What this task involves -
Gather the lines that hold the string "React".

Given data -
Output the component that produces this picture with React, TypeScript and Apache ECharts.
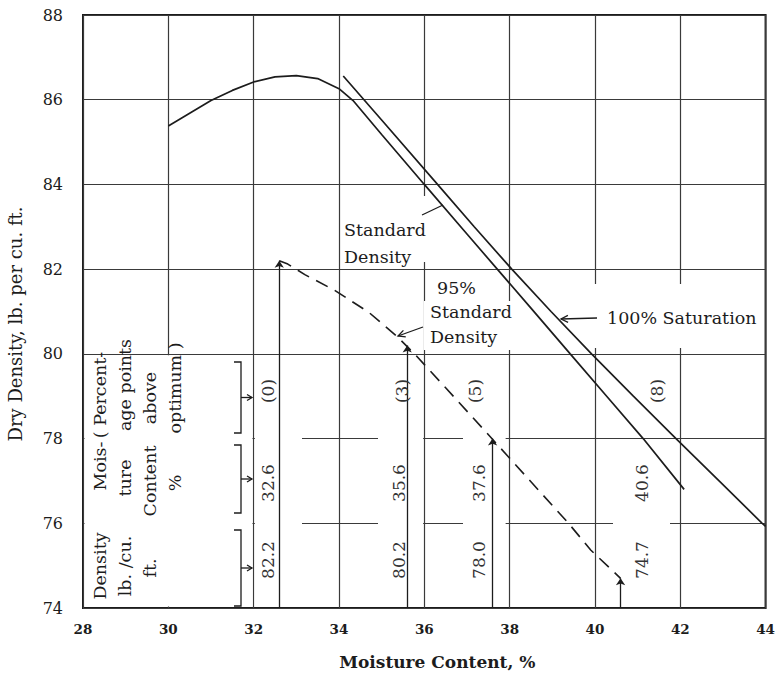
import React, { useEffect, useRef } from 'react';
import * as echarts from 'echarts';

// Axis ticks
const xTicks = [28, 30, 32, 34, 36, 38, 40, 42, 44];
const yTicks = [74, 76, 78, 80, 82, 84, 86, 88];

// Standard Density curve (moisture %, dry density)
const stdMoisture = [30.0, 30.5, 31.0, 31.5, 32.0, 32.5, 33.0, 33.5, 34.0, 34.33, 35.0, 36.0, 37.0, 37.71, 38.5, 39.42, 40.3, 41.13, 42.09];
const stdDensity = [85.38, 85.68, 85.98, 86.22, 86.42, 86.54, 86.57, 86.5, 86.26, 85.98, 85.18, 84.0, 82.83, 82.0, 81.08, 80.0, 78.97, 78.0, 76.8];

// 100% Saturation curve
const satMoisture = [34.1, 35.0, 36.31, 37.17, 38.05, 38.97, 39.92, 40.9, 41.9, 42.91, 43.92, 44.0];
const satDensity = [86.56, 85.52, 84.0, 83.0, 82.0, 81.0, 80.0, 79.0, 78.0, 77.0, 76.0, 75.93];

// 95% Standard Density curve (dashed)
const dashMoisture = [32.6, 32.8, 33.2, 33.9, 34.7, 35.35, 35.77, 36.5, 37.63, 38.5, 39.38, 39.9, 40.6];
const dashDensity = [82.2, 82.12, 81.87, 81.5, 80.98, 80.42, 80.0, 79.2, 77.95, 76.98, 76.0, 75.37, 74.7];

// Marked points on the 95% curve
const testMoisture = [32.6, 35.6, 37.6, 40.6];
const testDensity = [82.2, 80.2, 78.0, 74.7];
const testPercent = [0, 3, 5, 8];

const SERIF = '"DejaVu Serif", "Liberation Serif", serif';
const INK = '#1c1c1c';
const GRIDC = '#3a3a3a';

const zip = (xs: number[], ys: number[]) => xs.map((x, i) => [x, ys[i]]);

function text(t: string, x: number, y: number, o: any = {}) {
  return {
    type: 'text',
    x,
    y,
    rotation: o.rot || 0,
    z: 10,
    silent: true,
    style: {
      text: t,
      fill: o.fill || INK,
      fontSize: o.size || 17.5,
      fontFamily: SERIF,
      fontWeight: o.weight || 'normal',
      align: o.align || 'center',
      verticalAlign: 'middle',
    },
  };
}
function mask(x1: number, y1: number, x2: number, y2: number) {
  return { type: 'rect', z: 1, silent: true, shape: { x: x1, y: y1, width: x2 - x1, height: y2 - y1 }, style: { fill: '#ffffff' } };
}
function seg(x1: number, y1: number, x2: number, y2: number, w = 1.3) {
  return { type: 'line', z: 10, silent: true, shape: { x1, y1, x2, y2 }, style: { stroke: INK, lineWidth: w } };
}
function poly(points: number[][], w = 1.3) {
  return { type: 'polyline', z: 10, silent: true, shape: { points }, style: { stroke: INK, fill: 'none', lineWidth: w } };
}
function arrowHead(tipX: number, tipY: number, fromX: number, fromY: number, len = 6, half = 3) {
  const dx = tipX - fromX, dy = tipY - fromY;
  const L = Math.hypot(dx, dy) || 1;
  const ux = dx / L, uy = dy / L;
  const bx = tipX - ux * len, by = tipY - uy * len;
  return poly([[bx - uy * half, by + ux * half], [tipX, tipY], [bx + uy * half, by - ux * half]]);
}

export default function App() {
  const ref = useRef<HTMLDivElement>(null);
  useEffect(() => {
    const chart = echarts.init(ref.current as HTMLDivElement, null, { renderer: 'svg' });
    const lineBase = { type: 'line', showSymbol: false, symbol: 'none', silent: true, smooth: false };
    chart.setOption({
      animation: false,
      backgroundColor: '#ffffff',
      grid: { left: 83, right: 8, top: 15, bottom: 71, show: true, borderColor: INK, borderWidth: 2, backgroundColor: 'transparent' },
      xAxis: {
        type: 'value',
        min: xTicks[0],
        max: xTicks[xTicks.length - 1],
        interval: 2,
        axisLine: { show: false },
        axisTick: { show: false },
        splitLine: { show: true, lineStyle: { color: GRIDC, width: 1.2 } },
        axisLabel: { margin: 14, fontSize: 13.5, fontWeight: 'bold', fontFamily: SERIF, color: INK },
        name: 'Moisture Content, %',
        nameLocation: 'middle',
        nameGap: 45,
        nameTextStyle: { fontSize: 17, fontWeight: 'bold', fontFamily: SERIF, color: INK, padding: [0, 0, 0, 26] },
      },
      yAxis: {
        type: 'value',
        min: yTicks[0],
        max: yTicks[yTicks.length - 1],
        interval: 2,
        axisLine: { show: false },
        axisTick: { show: false },
        splitLine: { show: true, lineStyle: { color: GRIDC, width: 1.2 } },
        axisLabel: { margin: 20, fontSize: 16, fontFamily: SERIF, color: INK },
      },
      series: [
        { ...lineBase, name: 'Standard Density', data: zip(stdMoisture, stdDensity), lineStyle: { color: INK, width: 1.7 } },
        { ...lineBase, name: '100% Saturation', data: zip(satMoisture, satDensity), lineStyle: { color: INK, width: 1.7 } },
        {
          ...lineBase,
          name: '95% Standard Density',
          data: zip(dashMoisture, dashDensity),
          lineStyle: { color: INK, width: 1.6, type: [13, 8] },
          markLine: {
            silent: true,
            symbol: ['none', 'arrow'],
            symbolSize: 7,
            label: { show: false },
            lineStyle: { type: 'solid', color: INK, width: 1.3 },
            emphasis: { disabled: true },
            data: testMoisture.map((m, i) => [{ coord: [m, yTicks[0]] }, { coord: [m, testDensity[i]] }]),
          },
        },
      ],
    });

    const P = (x: number, y: number) => chart.convertToPixel({ gridIndex: 0 }, [x, y]) as number[];
    const [x28, y80] = P(28, 80);
    const [x32, y74] = P(32, 74);
    const x36 = P(36, 80)[0];
    const x38 = P(38, 80)[0];
    const y78 = P(28, 78)[1];
    const top = y80 + 1.5;
    const bot = y74 - 1.5;

    const g: any[] = [];
    // white masks (gaps in the grid where annotations sit)
    g.push(mask(x28 + 1.5, top, x32 - 1.2, bot));
    g.push(mask(x32 + 1.2, top, 302, bot));
    g.push(mask(378, top, x36 - 1.2, bot));
    g.push(mask(463, top, x38 - 4, bot));
    g.push(mask(613, y78 + 3, 670, bot));
    g.push(mask(343, 196, 431, 262));
    g.push(mask(424, 301, 516, 350));
    g.push(mask(594, 284, 764, 348));

    const R = Math.PI / 2;
    // y axis title
    g.push(text('Dry Density, lb. per cu. ft.', 15, 324, { rot: R, size: 18 }));

    // left header block (rotated)
    const cols = [100, 125, 150, 175];
    g.push(text('( Percent-', cols[0], 395, { rot: R }));
    g.push(text('age points', cols[1], 385, { rot: R }));
    g.push(text('above', cols[2], 398, { rot: R }));
    g.push(text('optimum )', cols[3], 388, { rot: R }));
    g.push(text('Mois-', cols[0], 466, { rot: R }));
    g.push(text('ture', cols[1], 478, { rot: R }));
    g.push(text('Content', cols[2], 481, { rot: R }));
    g.push(text('%', cols[3], 483, { rot: R }));
    g.push(text('Density', cols[0], 566, { rot: R }));
    g.push(text('lb. /cu.', cols[1], 566, { rot: R }));
    g.push(text('ft.', cols[2], 568, { rot: R }));

    // brackets with arrows
    const brackets = [[362, 433], [445, 513], [530, 606]];
    brackets.forEach(([a, b]) => {
      g.push(poly([[234, a], [241, a], [241, b], [234, b]]));
      const m = (a + b) / 2;
      g.push(seg(241, m, 252, m));
      g.push(arrowHead(252, m, 241, m, 5, 3));
    });

    // value labels beside each vertical arrow
    const dxVal = [-11, -8, -14, 21];
    const dxPct = [-11, -5, -18, 36];
    testMoisture.forEach((m, i) => {
      const px = P(m, 74)[0];
      g.push(text(`(${testPercent[i]})`, px + dxPct[i], 391, { rot: R, size: 17, fill: '#333' }));
      g.push(text(m.toFixed(1), px + dxVal[i], 483, { rot: R, size: 17, fill: '#333' }));
      g.push(text(testDensity[i].toFixed(1), px + dxVal[i], 560, { rot: R, size: 17, fill: '#333' }));
    });

    // curve labels
    g.push(text('Standard', 344, 230, { align: 'left' }));
    g.push(text('Density', 344, 257, { align: 'left' }));
    g.push(seg(422, 215, 443, 205));

    g.push(text('95%', 437, 288, { align: 'left' }));
    g.push(text('Standard', 430, 312, { align: 'left' }));
    g.push(text('Density', 430, 337, { align: 'left' }));
    g.push(seg(423, 327, 398, 336));
    g.push(arrowHead(398, 336, 423, 327, 7, 3.5));

    g.push(text('100% Saturation', 607, 318, { align: 'left' }));
    g.push(seg(597, 318, 561, 319));
    g.push(arrowHead(561, 319, 597, 318, 7, 3.5));

    chart.setOption({ graphic: { elements: g } });
    return () => chart.dispose();
  }, []);
  return <div ref={ref} style={{ position: 'fixed', left: 0, top: 0, width: 778, height: 679, background: '#fff' }} />;
}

Correct output -
Output the component that produces this picture with React, TypeScript and Apache ECharts.
import React, { useEffect, useRef } from 'react';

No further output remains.